Tadpole symmetry factor Can someone help me with symmetry factor of one-loop tadpole diagram (one loop correction to one point Green function in phi-3 theory)?
 A: The symmetry factor should be $2$. This comes from the fact that exchanging the derivatives at the vertex is the same symmetry operation as swapping the endpoints of the propagator in the loop. Each of them amounts for a multiplication by 2, but since they are identical we are essentially overcounting. Dividing by $2$ corrects this error.  
A: There are some ways to get the symmetry factors correct. If it is an easy diagram like this one you can actually imagine it. For example here, by flipping the loop you get the identical diagram and that means dividing by two. However, there are more difficult diagrams. Then, you have to follow set of rules which are described in many field theory books. I assume you might have Peskin and Schroeder for example so just take a look.

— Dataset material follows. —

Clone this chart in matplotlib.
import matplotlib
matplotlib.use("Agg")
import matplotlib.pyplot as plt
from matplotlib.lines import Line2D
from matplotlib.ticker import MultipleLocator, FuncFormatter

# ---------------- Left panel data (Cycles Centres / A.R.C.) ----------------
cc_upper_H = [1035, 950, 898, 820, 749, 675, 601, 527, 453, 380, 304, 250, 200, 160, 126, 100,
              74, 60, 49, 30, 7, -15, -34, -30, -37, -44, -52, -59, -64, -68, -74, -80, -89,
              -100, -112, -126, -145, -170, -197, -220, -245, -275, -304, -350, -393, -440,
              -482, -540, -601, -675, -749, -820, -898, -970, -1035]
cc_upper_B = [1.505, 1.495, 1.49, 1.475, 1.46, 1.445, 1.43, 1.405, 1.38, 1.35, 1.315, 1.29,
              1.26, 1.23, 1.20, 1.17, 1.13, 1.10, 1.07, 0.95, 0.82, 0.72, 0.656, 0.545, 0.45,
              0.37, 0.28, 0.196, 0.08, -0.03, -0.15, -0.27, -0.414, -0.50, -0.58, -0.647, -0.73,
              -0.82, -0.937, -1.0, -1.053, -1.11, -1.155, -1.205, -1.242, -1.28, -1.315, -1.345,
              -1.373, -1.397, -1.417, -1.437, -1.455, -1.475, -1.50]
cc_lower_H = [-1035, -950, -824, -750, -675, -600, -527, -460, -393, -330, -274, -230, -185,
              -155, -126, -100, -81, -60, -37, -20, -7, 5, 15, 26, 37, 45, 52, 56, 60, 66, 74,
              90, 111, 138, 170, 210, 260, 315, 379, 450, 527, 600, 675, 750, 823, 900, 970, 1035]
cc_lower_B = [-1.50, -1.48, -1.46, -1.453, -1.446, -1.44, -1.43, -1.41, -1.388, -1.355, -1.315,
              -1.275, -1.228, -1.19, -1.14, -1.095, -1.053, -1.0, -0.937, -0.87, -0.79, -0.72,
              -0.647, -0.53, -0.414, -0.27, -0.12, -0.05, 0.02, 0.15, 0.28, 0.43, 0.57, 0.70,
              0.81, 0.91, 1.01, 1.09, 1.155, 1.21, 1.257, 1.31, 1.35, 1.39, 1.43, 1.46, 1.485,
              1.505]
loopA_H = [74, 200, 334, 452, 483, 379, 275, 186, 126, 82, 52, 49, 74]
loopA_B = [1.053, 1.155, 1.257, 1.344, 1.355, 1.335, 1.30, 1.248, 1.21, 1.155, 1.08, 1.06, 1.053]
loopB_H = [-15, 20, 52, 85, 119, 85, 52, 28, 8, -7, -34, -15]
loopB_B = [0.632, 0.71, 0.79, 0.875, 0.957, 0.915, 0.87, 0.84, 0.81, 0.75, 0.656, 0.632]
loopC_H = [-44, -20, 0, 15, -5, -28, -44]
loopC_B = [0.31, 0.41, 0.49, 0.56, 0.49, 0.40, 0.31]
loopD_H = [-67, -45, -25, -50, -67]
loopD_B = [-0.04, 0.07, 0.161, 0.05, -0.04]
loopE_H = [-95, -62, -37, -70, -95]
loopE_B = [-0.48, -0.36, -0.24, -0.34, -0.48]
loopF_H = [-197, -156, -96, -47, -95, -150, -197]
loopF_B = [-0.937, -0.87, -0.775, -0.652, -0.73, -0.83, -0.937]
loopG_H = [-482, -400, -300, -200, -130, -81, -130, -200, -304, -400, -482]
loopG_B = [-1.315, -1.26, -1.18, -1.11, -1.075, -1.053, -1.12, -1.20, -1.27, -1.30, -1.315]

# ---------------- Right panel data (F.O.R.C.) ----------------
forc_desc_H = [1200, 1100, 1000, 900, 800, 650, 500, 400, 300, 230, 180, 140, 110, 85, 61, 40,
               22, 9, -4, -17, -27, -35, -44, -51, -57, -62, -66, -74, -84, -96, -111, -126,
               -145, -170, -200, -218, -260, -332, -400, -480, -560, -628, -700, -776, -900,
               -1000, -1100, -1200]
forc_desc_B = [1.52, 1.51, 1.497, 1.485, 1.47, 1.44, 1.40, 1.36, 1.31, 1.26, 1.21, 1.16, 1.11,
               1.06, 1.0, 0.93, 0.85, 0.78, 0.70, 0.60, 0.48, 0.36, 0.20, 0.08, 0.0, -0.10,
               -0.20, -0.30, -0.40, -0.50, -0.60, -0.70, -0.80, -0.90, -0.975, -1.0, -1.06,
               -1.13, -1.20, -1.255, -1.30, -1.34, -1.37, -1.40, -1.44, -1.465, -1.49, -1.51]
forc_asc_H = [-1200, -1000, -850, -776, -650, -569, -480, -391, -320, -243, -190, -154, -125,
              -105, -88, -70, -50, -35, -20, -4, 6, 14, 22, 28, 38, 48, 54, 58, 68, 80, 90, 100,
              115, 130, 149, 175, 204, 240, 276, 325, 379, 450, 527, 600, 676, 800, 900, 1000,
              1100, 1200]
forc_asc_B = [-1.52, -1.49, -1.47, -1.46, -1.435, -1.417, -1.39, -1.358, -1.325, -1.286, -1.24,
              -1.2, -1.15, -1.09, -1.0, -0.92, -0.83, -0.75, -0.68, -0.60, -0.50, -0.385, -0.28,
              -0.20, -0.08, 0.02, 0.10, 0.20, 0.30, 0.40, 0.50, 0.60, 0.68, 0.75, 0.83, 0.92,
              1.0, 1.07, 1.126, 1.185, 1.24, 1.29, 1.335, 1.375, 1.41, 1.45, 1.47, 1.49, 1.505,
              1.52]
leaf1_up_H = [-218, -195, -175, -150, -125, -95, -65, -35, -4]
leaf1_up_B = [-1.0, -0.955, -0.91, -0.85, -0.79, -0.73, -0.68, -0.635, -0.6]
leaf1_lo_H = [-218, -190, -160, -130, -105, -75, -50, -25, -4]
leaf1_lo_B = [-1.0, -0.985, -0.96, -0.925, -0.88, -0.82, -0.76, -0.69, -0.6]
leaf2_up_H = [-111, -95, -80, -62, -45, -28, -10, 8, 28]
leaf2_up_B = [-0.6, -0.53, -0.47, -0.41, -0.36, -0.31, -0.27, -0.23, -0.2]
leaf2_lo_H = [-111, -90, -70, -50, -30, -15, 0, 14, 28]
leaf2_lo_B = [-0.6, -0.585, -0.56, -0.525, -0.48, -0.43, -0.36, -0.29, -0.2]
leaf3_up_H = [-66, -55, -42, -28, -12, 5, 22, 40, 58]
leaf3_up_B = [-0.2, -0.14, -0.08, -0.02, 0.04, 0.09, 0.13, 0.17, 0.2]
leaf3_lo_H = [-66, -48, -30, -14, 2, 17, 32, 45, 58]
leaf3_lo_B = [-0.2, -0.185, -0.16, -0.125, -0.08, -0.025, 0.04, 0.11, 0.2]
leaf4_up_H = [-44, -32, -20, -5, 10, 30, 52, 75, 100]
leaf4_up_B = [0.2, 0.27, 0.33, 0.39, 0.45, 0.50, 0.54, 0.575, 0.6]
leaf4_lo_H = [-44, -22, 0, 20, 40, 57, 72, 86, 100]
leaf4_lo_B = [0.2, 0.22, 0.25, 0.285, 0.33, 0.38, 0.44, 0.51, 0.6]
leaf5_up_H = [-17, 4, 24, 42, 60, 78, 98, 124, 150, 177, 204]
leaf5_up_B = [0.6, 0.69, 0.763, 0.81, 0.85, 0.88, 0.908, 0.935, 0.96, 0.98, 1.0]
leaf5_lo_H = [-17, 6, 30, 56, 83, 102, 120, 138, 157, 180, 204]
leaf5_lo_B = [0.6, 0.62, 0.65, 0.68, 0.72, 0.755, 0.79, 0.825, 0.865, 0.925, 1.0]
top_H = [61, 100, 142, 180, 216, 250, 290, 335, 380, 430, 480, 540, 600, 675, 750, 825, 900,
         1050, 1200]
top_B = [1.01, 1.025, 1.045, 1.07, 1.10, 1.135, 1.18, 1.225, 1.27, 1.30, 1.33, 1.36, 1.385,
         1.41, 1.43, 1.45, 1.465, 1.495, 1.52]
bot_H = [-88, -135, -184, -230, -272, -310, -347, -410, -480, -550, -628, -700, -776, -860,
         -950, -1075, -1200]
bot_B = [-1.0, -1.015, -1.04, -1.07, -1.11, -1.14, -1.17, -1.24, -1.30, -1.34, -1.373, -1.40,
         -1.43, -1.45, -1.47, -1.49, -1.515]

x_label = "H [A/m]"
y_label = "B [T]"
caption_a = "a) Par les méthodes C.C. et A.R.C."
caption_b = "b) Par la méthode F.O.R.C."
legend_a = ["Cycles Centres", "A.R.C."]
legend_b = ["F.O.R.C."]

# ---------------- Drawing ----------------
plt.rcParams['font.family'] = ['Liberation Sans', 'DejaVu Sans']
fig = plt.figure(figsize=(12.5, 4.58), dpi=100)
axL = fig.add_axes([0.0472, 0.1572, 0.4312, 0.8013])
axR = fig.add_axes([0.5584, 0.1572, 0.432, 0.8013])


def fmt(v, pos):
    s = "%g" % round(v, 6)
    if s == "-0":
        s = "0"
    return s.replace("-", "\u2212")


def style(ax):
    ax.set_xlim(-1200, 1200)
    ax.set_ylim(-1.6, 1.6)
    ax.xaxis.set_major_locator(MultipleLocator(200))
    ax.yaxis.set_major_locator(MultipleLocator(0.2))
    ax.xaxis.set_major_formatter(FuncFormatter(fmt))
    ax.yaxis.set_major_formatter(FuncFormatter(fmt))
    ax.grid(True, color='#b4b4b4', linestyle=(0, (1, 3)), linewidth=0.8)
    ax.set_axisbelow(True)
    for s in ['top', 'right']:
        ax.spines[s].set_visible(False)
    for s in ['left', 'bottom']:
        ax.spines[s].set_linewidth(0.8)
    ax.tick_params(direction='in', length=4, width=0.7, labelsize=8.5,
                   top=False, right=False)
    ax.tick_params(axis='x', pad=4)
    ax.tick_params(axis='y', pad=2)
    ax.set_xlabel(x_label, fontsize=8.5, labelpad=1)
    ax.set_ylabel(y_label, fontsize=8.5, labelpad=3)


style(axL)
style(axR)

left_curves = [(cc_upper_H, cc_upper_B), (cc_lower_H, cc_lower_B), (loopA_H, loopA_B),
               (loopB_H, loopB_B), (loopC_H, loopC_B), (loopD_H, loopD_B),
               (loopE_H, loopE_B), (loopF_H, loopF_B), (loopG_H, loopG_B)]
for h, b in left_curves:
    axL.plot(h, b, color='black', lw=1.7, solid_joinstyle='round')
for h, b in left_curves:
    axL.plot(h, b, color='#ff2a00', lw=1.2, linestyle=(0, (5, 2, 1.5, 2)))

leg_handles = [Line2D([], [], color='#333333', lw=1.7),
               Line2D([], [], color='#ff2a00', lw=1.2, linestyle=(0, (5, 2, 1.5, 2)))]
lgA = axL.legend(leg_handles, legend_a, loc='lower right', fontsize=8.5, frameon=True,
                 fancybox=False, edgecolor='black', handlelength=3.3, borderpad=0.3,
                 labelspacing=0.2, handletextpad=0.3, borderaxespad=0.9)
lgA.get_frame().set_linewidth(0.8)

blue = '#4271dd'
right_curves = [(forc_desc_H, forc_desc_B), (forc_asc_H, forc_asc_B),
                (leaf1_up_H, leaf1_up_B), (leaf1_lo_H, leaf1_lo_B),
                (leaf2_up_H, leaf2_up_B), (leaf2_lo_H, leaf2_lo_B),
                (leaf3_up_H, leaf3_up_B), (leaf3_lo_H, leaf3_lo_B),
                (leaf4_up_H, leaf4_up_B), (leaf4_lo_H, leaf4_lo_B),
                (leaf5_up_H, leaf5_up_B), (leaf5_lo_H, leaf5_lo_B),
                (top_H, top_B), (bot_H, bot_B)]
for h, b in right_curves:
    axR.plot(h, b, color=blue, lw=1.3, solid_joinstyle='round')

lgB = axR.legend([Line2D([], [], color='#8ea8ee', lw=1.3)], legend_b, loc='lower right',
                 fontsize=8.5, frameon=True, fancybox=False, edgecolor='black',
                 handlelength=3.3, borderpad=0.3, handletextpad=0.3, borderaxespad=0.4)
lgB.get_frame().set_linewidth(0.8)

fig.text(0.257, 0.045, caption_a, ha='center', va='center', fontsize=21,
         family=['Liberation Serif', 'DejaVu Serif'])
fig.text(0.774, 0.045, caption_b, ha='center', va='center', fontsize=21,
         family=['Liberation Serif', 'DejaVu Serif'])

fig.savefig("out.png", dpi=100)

For this diagram, detach vertices and external lines. That would give you a 3 point vertex and one external line. For the three point vertex with three identical particles divide by 3! (In QED , the vertex with photon, fermion, antifermion wouldn't get such a factor since all are distinguishable in the vertex). Now, having to construct your diagram, you have to attach the external line to one of the three lines of the vertex. There are three ways. The rest of the lines of the vertex have to close together to form a loop (there is exactly one way to do that). Together:
$\frac{3.1.1}{3!}=\frac 1 2$ .I hope you got it.